Dataset content:
--------------------------------------------------

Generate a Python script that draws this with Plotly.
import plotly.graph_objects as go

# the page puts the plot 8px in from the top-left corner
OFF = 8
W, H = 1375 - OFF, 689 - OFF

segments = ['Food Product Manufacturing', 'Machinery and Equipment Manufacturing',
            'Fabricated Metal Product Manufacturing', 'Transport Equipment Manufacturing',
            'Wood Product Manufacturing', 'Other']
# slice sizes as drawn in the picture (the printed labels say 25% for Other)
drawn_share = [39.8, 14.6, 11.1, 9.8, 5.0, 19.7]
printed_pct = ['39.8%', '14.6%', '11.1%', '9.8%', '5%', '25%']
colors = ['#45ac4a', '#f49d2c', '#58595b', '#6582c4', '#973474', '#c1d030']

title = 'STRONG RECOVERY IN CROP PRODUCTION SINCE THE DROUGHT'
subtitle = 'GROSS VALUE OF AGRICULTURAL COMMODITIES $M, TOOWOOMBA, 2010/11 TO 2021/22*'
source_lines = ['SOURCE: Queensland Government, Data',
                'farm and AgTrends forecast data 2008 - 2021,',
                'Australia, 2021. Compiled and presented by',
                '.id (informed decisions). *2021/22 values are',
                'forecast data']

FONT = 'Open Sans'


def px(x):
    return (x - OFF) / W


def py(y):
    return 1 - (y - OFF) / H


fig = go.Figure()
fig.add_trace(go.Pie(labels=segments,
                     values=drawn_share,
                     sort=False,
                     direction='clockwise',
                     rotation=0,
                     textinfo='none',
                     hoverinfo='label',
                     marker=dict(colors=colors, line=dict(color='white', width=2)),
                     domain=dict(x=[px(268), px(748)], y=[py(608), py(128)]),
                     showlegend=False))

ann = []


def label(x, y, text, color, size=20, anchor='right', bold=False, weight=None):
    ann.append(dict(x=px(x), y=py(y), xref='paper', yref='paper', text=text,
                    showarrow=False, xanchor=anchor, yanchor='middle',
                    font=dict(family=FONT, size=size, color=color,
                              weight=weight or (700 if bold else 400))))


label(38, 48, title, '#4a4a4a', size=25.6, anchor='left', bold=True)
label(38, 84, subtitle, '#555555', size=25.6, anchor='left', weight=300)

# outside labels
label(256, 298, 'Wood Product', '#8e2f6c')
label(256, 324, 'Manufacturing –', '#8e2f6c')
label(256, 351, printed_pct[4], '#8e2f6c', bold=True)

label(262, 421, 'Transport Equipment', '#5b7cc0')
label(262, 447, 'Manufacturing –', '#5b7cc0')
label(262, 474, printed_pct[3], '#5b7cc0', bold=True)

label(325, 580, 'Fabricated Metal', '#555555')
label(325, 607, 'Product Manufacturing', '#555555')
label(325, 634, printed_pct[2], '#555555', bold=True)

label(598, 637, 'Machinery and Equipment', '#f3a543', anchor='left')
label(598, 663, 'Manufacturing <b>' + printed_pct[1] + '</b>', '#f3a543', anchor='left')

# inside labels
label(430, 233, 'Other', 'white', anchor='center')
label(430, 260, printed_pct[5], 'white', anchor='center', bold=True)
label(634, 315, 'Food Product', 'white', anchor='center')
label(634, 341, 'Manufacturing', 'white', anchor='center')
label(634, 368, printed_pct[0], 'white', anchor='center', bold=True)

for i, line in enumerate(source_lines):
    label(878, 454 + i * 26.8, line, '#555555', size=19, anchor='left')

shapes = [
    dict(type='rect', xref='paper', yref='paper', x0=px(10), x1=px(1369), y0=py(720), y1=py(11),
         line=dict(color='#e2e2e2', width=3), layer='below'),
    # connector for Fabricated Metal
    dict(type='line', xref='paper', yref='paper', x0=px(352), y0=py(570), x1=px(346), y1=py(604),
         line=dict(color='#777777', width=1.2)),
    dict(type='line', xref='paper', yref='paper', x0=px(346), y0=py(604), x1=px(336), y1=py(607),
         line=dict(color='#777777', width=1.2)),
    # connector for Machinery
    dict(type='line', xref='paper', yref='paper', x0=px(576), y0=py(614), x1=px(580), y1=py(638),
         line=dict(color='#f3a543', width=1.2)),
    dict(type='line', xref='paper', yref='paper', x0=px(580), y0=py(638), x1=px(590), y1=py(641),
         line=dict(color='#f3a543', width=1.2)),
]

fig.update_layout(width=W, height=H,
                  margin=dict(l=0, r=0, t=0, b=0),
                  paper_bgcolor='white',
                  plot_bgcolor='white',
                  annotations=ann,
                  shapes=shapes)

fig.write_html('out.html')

--------------------------------------------------

Goal:
Retype all of the material, keeping each line exact.

Output of the exercise:
Generate a Python script that draws this with Plotly.
import plotly.graph_objects as go

# the page puts the plot 8px in from the top-left corner
OFF = 8
W, H = 1375 - OFF, 689 - OFF

segments = ['Food Product Manufacturing', 'Machinery and Equipment Manufacturing',
            'Fabricated Metal Product Manufacturing', 'Transport Equipment Manufacturing',
            'Wood Product Manufacturing', 'Other']
# slice sizes as drawn in the picture (the printed labels say 25% for Other)
drawn_share = [39.8, 14.6, 11.1, 9.8, 5.0, 19.7]
printed_pct = ['39.8%', '14.6%', '11.1%', '9.8%', '5%', '25%']
colors = ['#45ac4a', '#f49d2c', '#58595b', '#6582c4', '#973474', '#c1d030']

title = 'STRONG RECOVERY IN CROP PRODUCTION SINCE THE DROUGHT'
subtitle = 'GROSS VALUE OF AGRICULTURAL COMMODITIES $M, TOOWOOMBA, 2010/11 TO 2021/22*'
source_lines = ['SOURCE: Queensland Government, Data',
                'farm and AgTrends forecast data 2008 - 2021,',
                'Australia, 2021. Compiled and presented by',
                '.id (informed decisions). *2021/22 values are',
                'forecast data']

FONT = 'Open Sans'


def px(x):
    return (x - OFF) / W


def py(y):
    return 1 - (y - OFF) / H


fig = go.Figure()
fig.add_trace(go.Pie(labels=segments,
                     values=drawn_share,
                     sort=False,
                     direction='clockwise',
                     rotation=0,
                     textinfo='none',
                     hoverinfo='label',
                     marker=dict(colors=colors, line=dict(color='white', width=2)),
                     domain=dict(x=[px(268), px(748)], y=[py(608), py(128)]),
                     showlegend=False))

ann = []


def label(x, y, text, color, size=20, anchor='right', bold=False, weight=None):
    ann.append(dict(x=px(x), y=py(y), xref='paper', yref='paper', text=text,
                    showarrow=False, xanchor=anchor, yanchor='middle',
                    font=dict(family=FONT, size=size, color=color,
                              weight=weight or (700 if bold else 400))))


label(38, 48, title, '#4a4a4a', size=25.6, anchor='left', bold=True)
label(38, 84, subtitle, '#555555', size=25.6, anchor='left', weight=300)

# outside labels
label(256, 298, 'Wood Product', '#8e2f6c')
label(256, 324, 'Manufacturing –', '#8e2f6c')
label(256, 351, printed_pct[4], '#8e2f6c', bold=True)

label(262, 421, 'Transport Equipment', '#5b7cc0')
label(262, 447, 'Manufacturing –', '#5b7cc0')
label(262, 474, printed_pct[3], '#5b7cc0', bold=True)

label(325, 580, 'Fabricated Metal', '#555555')
label(325, 607, 'Product Manufacturing', '#555555')
label(325, 634, printed_pct[2], '#555555', bold=True)

label(598, 637, 'Machinery and Equipment', '#f3a543', anchor='left')
label(598, 663, 'Manufacturing <b>' + printed_pct[1] + '</b>', '#f3a543', anchor='left')

# inside labels
label(430, 233, 'Other', 'white', anchor='center')
label(430, 260, printed_pct[5], 'white', anchor='center', bold=True)
label(634, 315, 'Food Product', 'white', anchor='center')
label(634, 341, 'Manufacturing', 'white', anchor='center')
label(634, 368, printed_pct[0], 'white', anchor='center', bold=True)

for i, line in enumerate(source_lines):
    label(878, 454 + i * 26.8, line, '#555555', size=19, anchor='left')

shapes = [
    dict(type='rect', xref='paper', yref='paper', x0=px(10), x1=px(1369), y0=py(720), y1=py(11),
         line=dict(color='#e2e2e2', width=3), layer='below'),
    # connector for Fabricated Metal
    dict(type='line', xref='paper', yref='paper', x0=px(352), y0=py(570), x1=px(346), y1=py(604),
         line=dict(color='#777777', width=1.2)),
    dict(type='line', xref='paper', yref='paper', x0=px(346), y0=py(604), x1=px(336), y1=py(607),
         line=dict(color='#777777', width=1.2)),
    # connector for Machinery
    dict(type='line', xref='paper', yref='paper', x0=px(576), y0=py(614), x1=px(580), y1=py(638),
         line=dict(color='#f3a543', width=1.2)),
    dict(type='line', xref='paper', yref='paper', x0=px(580), y0=py(638), x1=px(590), y1=py(641),
         line=dict(color='#f3a543', width=1.2)),
]

fig.update_layout(width=W, height=H,
                  margin=dict(l=0, r=0, t=0, b=0),
                  paper_bgcolor='white',
                  plot_bgcolor='white',
                  annotations=ann,
                  shapes=shapes)

fig.write_html('out.html')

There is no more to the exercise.